What Is the Origin of Granite Stone?
The history of granite goes back millions of years. In general, granite quarries are located throughout the world: Brazil, Spain, Norway, Egypt, India, and Africa, to mention a few. The United States and Canada also have some very lovely granite rich locations. Besides the look of the actual rock, the location where the stone originates plays a vital role in the overall cost of the stone. This is due to labor and transportation.
Granite consists of quartz, feldspar, microcline or orthoclase along with one or more dark materials. When it comes to its texture, it is visibly homogeneous. In other words, it is the most popular plutonic rock of our earth’s crust, which is formed by silicate melt (the cooling of magma at depth).
Large bodies might have developed within the earth’s crust by the re-melting of igneous diversities of crustal rocks or the intrusion of new magma. The evolutionary history of granite stone can be shown by analyzing the chemistry of its large constituent crystals. Although most people believe that granite is formed by re-melting of the ancient, shallower crust, it was through the recycling of deep crustal rocks while mantle magma rose above them.
Granite stone is found all over central and northern Minnesota. It generally varies in age from around 2.6 billion years in the north of Minnesota and the Minnesota River Valley to 1.7 billion years around St. Cloud. When it comes to Minnesota granites, they are composed predominantly of certain minerals like quartz, feldspar, hornblende, and mica. These rocks generally formed deep beneath the surface of major mountain ranges.
These initially deeply buried rocks are currently exposed near or at the surface because of uplift and erosion. Typically, granite is quarried for application as monuments and building stone. You could find outcrops of granite in Mille Lacs, Pine, and Stearns counties. Also, you can find them in other places in northeastern Minnesota, such as the Boundary Waters Canoe Area.
What Are Some of the Facts About Granite?
As aforementioned, granite is basically a stone formed from fire and comprises feldspar, quartz, and mica. Initially, this stone was a molten flowing mass, just like lava. As it cooled down, it turned out to be hard and very dense. Granite is, in fact, second only to diamonds when it comes to hardness. It is also resistant to scorching, cracking, scratching, and blistering. As a result, granite is the most preferred option when it comes to natural stone for bath, kitchen, and commercial countertops.
Because of its high gloss, polished granite tends to reflect light beautifully, which adds elegance to any space or room. What’s more, you should never expect the high gloss finish to wear off. You can clean granite easily by using only warm water and a soft cloth.
In general, granites are quarried all over the planet in the form of large blocks and then broken down into slabs. Then, these slabs are carefully fabricated and crafted using a fabricator to the specific form you desire. Due to the advancement in tool quality and technology, diamond saws have significantly reduced the energy and time required to quarry granite.

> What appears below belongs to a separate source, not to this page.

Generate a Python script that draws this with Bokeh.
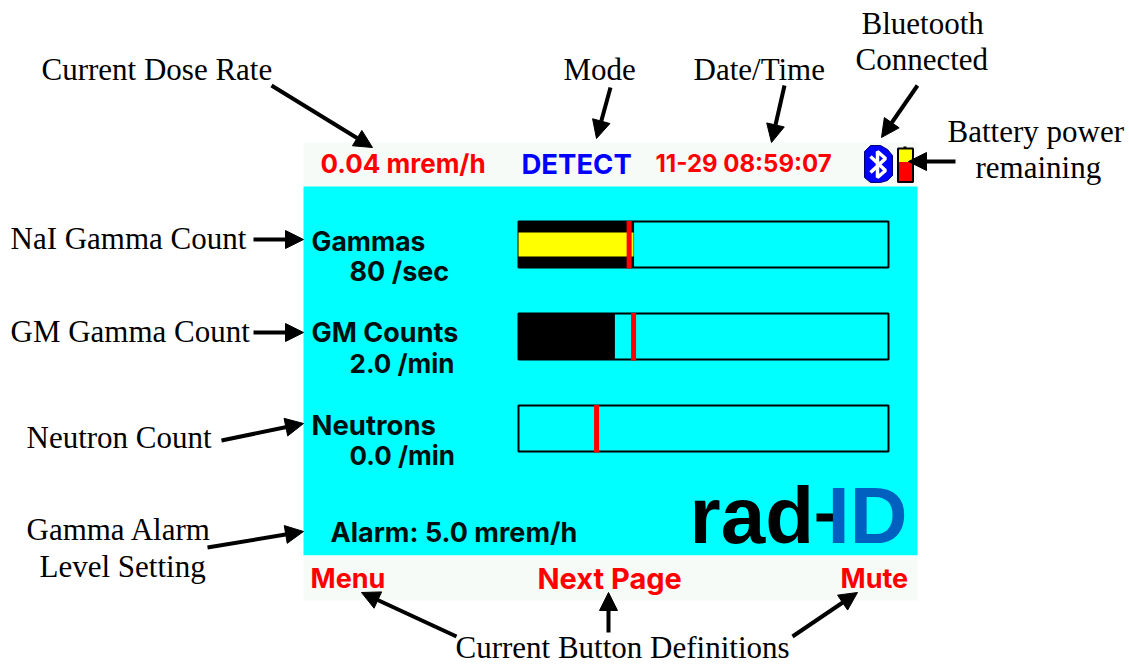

As a result, the reduction has brought down the price of granite, which makes it more affordable to builders and homeowners.
Granites also have distinct patterns or veining. Most stones rarely change in terms of their tight quartz-like appearance. However, others consist of veins that change and swirl irregularly. So, small samples can’t give a clear general picture of a high-movement stone. For this reason, it’s prudent that you check out the slab before the fabrication or selection.
The word granite is formed from the Latin term “granum,” meaning “grain” because of its granular nature. On the other hand, the Italian word for granite is derived from the past participle of “granire,” meaning to make grainy or granulate.
The history of granite stone shows wide applications of granite that are still visible today, offering the strength and durability of this natural product. Chateaus and palaces can be found all over Europe where marble and granite still stand the test of time. Granite stone was historically applied as a building material but was only available to the rich. Its applications included the covering of floors, counters, walkways, pillars, and walls.